### Data segment
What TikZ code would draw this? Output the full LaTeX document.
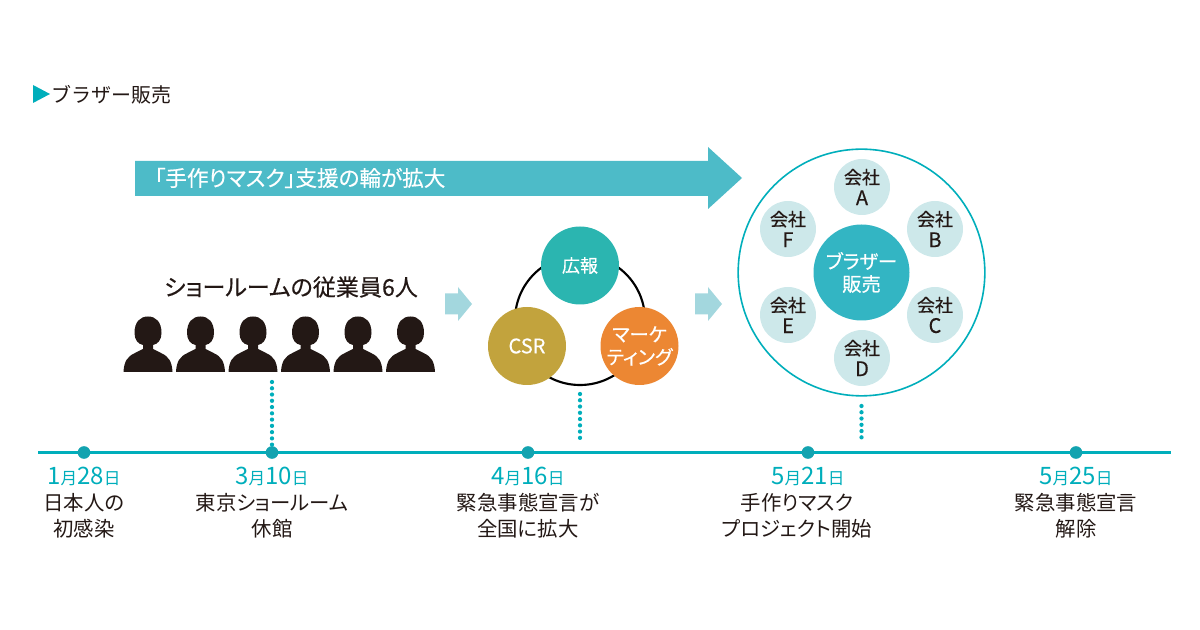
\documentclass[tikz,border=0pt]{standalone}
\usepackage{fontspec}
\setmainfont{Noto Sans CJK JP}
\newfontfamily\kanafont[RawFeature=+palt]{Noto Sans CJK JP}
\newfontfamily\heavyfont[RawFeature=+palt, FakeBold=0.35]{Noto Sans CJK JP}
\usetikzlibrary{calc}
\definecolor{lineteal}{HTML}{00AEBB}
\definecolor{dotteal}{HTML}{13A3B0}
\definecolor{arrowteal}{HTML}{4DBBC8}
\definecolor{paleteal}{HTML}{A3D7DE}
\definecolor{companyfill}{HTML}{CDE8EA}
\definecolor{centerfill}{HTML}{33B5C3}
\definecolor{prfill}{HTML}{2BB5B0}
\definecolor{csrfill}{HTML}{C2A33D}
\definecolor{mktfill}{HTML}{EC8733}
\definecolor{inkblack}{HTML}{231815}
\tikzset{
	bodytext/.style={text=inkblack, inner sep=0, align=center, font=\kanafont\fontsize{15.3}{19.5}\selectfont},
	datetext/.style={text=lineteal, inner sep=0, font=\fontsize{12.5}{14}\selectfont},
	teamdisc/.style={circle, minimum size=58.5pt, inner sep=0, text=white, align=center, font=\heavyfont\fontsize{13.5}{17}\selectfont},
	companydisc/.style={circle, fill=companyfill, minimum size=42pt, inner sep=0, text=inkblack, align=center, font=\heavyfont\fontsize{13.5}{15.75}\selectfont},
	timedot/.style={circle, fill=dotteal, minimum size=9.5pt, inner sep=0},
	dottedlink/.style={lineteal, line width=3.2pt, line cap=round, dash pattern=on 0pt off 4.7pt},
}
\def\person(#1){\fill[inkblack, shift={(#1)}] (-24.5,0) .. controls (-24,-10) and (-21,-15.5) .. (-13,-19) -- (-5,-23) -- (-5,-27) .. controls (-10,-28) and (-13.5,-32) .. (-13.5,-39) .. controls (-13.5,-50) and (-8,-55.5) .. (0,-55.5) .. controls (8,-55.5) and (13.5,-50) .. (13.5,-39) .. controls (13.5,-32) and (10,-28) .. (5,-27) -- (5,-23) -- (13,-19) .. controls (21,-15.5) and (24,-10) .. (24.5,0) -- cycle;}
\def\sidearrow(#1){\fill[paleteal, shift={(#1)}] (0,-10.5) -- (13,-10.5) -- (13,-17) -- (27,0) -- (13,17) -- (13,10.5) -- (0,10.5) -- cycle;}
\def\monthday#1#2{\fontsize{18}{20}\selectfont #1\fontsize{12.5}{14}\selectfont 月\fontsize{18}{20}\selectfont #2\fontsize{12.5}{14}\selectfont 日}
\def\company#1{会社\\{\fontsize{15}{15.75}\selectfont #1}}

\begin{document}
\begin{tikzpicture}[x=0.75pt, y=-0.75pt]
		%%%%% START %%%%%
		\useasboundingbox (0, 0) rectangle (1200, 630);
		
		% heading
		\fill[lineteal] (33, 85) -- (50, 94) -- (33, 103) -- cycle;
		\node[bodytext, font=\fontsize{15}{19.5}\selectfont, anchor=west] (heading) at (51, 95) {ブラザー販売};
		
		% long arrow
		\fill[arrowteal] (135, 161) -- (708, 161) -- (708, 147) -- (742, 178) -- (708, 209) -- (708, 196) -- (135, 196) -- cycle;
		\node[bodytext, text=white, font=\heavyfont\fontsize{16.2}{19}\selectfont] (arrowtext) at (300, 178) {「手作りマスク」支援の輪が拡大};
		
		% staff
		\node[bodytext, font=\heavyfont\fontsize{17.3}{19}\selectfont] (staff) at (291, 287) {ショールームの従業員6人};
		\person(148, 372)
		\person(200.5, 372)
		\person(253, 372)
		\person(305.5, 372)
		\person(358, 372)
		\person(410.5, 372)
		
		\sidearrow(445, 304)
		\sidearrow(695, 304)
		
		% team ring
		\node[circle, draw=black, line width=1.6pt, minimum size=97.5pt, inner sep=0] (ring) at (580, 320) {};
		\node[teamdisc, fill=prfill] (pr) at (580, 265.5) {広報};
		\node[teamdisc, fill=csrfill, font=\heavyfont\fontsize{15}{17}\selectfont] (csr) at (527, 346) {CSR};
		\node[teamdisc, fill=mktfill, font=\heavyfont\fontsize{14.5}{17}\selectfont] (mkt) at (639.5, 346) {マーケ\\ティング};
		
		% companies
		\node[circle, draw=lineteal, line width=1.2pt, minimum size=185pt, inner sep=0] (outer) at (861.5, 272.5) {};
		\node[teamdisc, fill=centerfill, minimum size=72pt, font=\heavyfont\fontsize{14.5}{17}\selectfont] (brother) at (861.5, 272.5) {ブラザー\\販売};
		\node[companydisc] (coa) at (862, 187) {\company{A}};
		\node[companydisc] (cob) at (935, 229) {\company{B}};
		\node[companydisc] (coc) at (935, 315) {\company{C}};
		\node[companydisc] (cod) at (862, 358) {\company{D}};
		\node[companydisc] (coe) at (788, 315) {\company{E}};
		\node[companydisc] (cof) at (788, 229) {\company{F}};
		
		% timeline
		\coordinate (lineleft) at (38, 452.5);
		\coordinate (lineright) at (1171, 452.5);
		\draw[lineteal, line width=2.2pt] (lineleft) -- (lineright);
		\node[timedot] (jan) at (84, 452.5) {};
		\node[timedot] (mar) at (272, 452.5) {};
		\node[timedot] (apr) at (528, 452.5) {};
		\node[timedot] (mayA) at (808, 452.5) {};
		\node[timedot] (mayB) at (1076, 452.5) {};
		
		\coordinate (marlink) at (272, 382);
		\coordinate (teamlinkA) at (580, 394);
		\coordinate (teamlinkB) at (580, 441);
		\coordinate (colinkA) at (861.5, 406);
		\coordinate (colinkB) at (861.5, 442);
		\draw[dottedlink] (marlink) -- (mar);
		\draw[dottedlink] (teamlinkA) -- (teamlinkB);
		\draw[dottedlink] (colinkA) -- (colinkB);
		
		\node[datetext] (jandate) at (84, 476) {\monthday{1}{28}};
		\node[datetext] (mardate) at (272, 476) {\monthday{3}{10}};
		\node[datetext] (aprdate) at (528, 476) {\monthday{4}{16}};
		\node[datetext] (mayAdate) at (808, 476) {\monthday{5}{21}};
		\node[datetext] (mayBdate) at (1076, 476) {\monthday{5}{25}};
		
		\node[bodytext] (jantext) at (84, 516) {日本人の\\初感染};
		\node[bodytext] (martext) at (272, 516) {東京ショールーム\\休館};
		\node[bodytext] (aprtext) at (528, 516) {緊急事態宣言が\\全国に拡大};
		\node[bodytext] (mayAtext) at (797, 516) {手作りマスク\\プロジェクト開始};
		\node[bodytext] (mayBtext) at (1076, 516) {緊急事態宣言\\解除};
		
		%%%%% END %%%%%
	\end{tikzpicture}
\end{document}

### Work to be completed
Write out the full set of lines verbatim, without the pictures.

### Reply to the exercise
What TikZ code would draw this? Output the full LaTeX document.
\documentclass[tikz,border=0pt]{standalone}
\usepackage{fontspec}
\setmainfont{Noto Sans CJK JP}
\newfontfamily\kanafont[RawFeature=+palt]{Noto Sans CJK JP}
\newfontfamily\heavyfont[RawFeature=+palt, FakeBold=0.35]{Noto Sans CJK JP}
\usetikzlibrary{calc}
\definecolor{lineteal}{HTML}{00AEBB}
\definecolor{dotteal}{HTML}{13A3B0}
\definecolor{arrowteal}{HTML}{4DBBC8}
\definecolor{paleteal}{HTML}{A3D7DE}
\definecolor{companyfill}{HTML}{CDE8EA}
\definecolor{centerfill}{HTML}{33B5C3}
\definecolor{prfill}{HTML}{2BB5B0}
\definecolor{csrfill}{HTML}{C2A33D}
\definecolor{mktfill}{HTML}{EC8733}
\definecolor{inkblack}{HTML}{231815}
\tikzset{
	bodytext/.style={text=inkblack, inner sep=0, align=center, font=\kanafont\fontsize{15.3}{19.5}\selectfont},
	datetext/.style={text=lineteal, inner sep=0, font=\fontsize{12.5}{14}\selectfont},
	teamdisc/.style={circle, minimum size=58.5pt, inner sep=0, text=white, align=center, font=\heavyfont\fontsize{13.5}{17}\selectfont},
	companydisc/.style={circle, fill=companyfill, minimum size=42pt, inner sep=0, text=inkblack, align=center, font=\heavyfont\fontsize{13.5}{15.75}\selectfont},
	timedot/.style={circle, fill=dotteal, minimum size=9.5pt, inner sep=0},
	dottedlink/.style={lineteal, line width=3.2pt, line cap=round, dash pattern=on 0pt off 4.7pt},
}
\def\person(#1){\fill[inkblack, shift={(#1)}] (-24.5,0) .. controls (-24,-10) and (-21,-15.5) .. (-13,-19) -- (-5,-23) -- (-5,-27) .. controls (-10,-28) and (-13.5,-32) .. (-13.5,-39) .. controls (-13.5,-50) and (-8,-55.5) .. (0,-55.5) .. controls (8,-55.5) and (13.5,-50) .. (13.5,-39) .. controls (13.5,-32) and (10,-28) .. (5,-27) -- (5,-23) -- (13,-19) .. controls (21,-15.5) and (24,-10) .. (24.5,0) -- cycle;}
\def\sidearrow(#1){\fill[paleteal, shift={(#1)}] (0,-10.5) -- (13,-10.5) -- (13,-17) -- (27,0) -- (13,17) -- (13,10.5) -- (0,10.5) -- cycle;}
\def\monthday#1#2{\fontsize{18}{20}\selectfont #1\fontsize{12.5}{14}\selectfont 月\fontsize{18}{20}\selectfont #2\fontsize{12.5}{14}\selectfont 日}
\def\company#1{会社\\{\fontsize{15}{15.75}\selectfont #1}}

\begin{document}
\begin{tikzpicture}[x=0.75pt, y=-0.75pt]
		%%%%% START %%%%%
		\useasboundingbox (0, 0) rectangle (1200, 630);
		
		% heading
		\fill[lineteal] (33, 85) -- (50, 94) -- (33, 103) -- cycle;
		\node[bodytext, font=\fontsize{15}{19.5}\selectfont, anchor=west] (heading) at (51, 95) {ブラザー販売};
		
		% long arrow
		\fill[arrowteal] (135, 161) -- (708, 161) -- (708, 147) -- (742, 178) -- (708, 209) -- (708, 196) -- (135, 196) -- cycle;
		\node[bodytext, text=white, font=\heavyfont\fontsize{16.2}{19}\selectfont] (arrowtext) at (300, 178) {「手作りマスク」支援の輪が拡大};
		
		% staff
		\node[bodytext, font=\heavyfont\fontsize{17.3}{19}\selectfont] (staff) at (291, 287) {ショールームの従業員6人};
		\person(148, 372)
		\person(200.5, 372)
		\person(253, 372)
		\person(305.5, 372)
		\person(358, 372)
		\person(410.5, 372)
		
		\sidearrow(445, 304)
		\sidearrow(695, 304)
		
		% team ring
		\node[circle, draw=black, line width=1.6pt, minimum size=97.5pt, inner sep=0] (ring) at (580, 320) {};
		\node[teamdisc, fill=prfill] (pr) at (580, 265.5) {広報};
		\node[teamdisc, fill=csrfill, font=\heavyfont\fontsize{15}{17}\selectfont] (csr) at (527, 346) {CSR};
		\node[teamdisc, fill=mktfill, font=\heavyfont\fontsize{14.5}{17}\selectfont] (mkt) at (639.5, 346) {マーケ\\ティング};
		
		% companies
		\node[circle, draw=lineteal, line width=1.2pt, minimum size=185pt, inner sep=0] (outer) at (861.5, 272.5) {};
		\node[teamdisc, fill=centerfill, minimum size=72pt, font=\heavyfont\fontsize{14.5}{17}\selectfont] (brother) at (861.5, 272.5) {ブラザー\\販売};
		\node[companydisc] (coa) at (862, 187) {\company{A}};
		\node[companydisc] (cob) at (935, 229) {\company{B}};
		\node[companydisc] (coc) at (935, 315) {\company{C}};
		\node[companydisc] (cod) at (862, 358) {\company{D}};
		\node[companydisc] (coe) at (788, 315) {\company{E}};
		\node[companydisc] (cof) at (788, 229) {\company{F}};
		
		% timeline
		\coordinate (lineleft) at (38, 452.5);
		\coordinate (lineright) at (1171, 452.5);
		\draw[lineteal, line width=2.2pt] (lineleft) -- (lineright);
		\node[timedot] (jan) at (84, 452.5) {};
		\node[timedot] (mar) at (272, 452.5) {};
		\node[timedot] (apr) at (528, 452.5) {};
		\node[timedot] (mayA) at (808, 452.5) {};
		\node[timedot] (mayB) at (1076, 452.5) {};
		
		\coordinate (marlink) at (272, 382);
		\coordinate (teamlinkA) at (580, 394);
		\coordinate (teamlinkB) at (580, 441);
		\coordinate (colinkA) at (861.5, 406);
		\coordinate (colinkB) at (861.5, 442);
		\draw[dottedlink] (marlink) -- (mar);
		\draw[dottedlink] (teamlinkA) -- (teamlinkB);
		\draw[dottedlink] (colinkA) -- (colinkB);
		
		\node[datetext] (jandate) at (84, 476) {\monthday{1}{28}};
		\node[datetext] (mardate) at (272, 476) {\monthday{3}{10}};
		\node[datetext] (aprdate) at (528, 476) {\monthday{4}{16}};
		\node[datetext] (mayAdate) at (808, 476) {\monthday{5}{21}};
		\node[datetext] (mayBdate) at (1076, 476) {\monthday{5}{25}};
		
		\node[bodytext] (jantext) at (84, 516) {日本人の\\初感染};
		\node[bodytext] (martext) at (272, 516) {東京ショールーム\\休館};
		\node[bodytext] (aprtext) at (528, 516) {緊急事態宣言が\\全国に拡大};
		\node[bodytext] (mayAtext) at (797, 516) {手作りマスク\\プロジェクト開始};
		\node[bodytext] (mayBtext) at (1076, 516) {緊急事態宣言\\解除};
		
		%%%%% END %%%%%
	\end{tikzpicture}
\end{document}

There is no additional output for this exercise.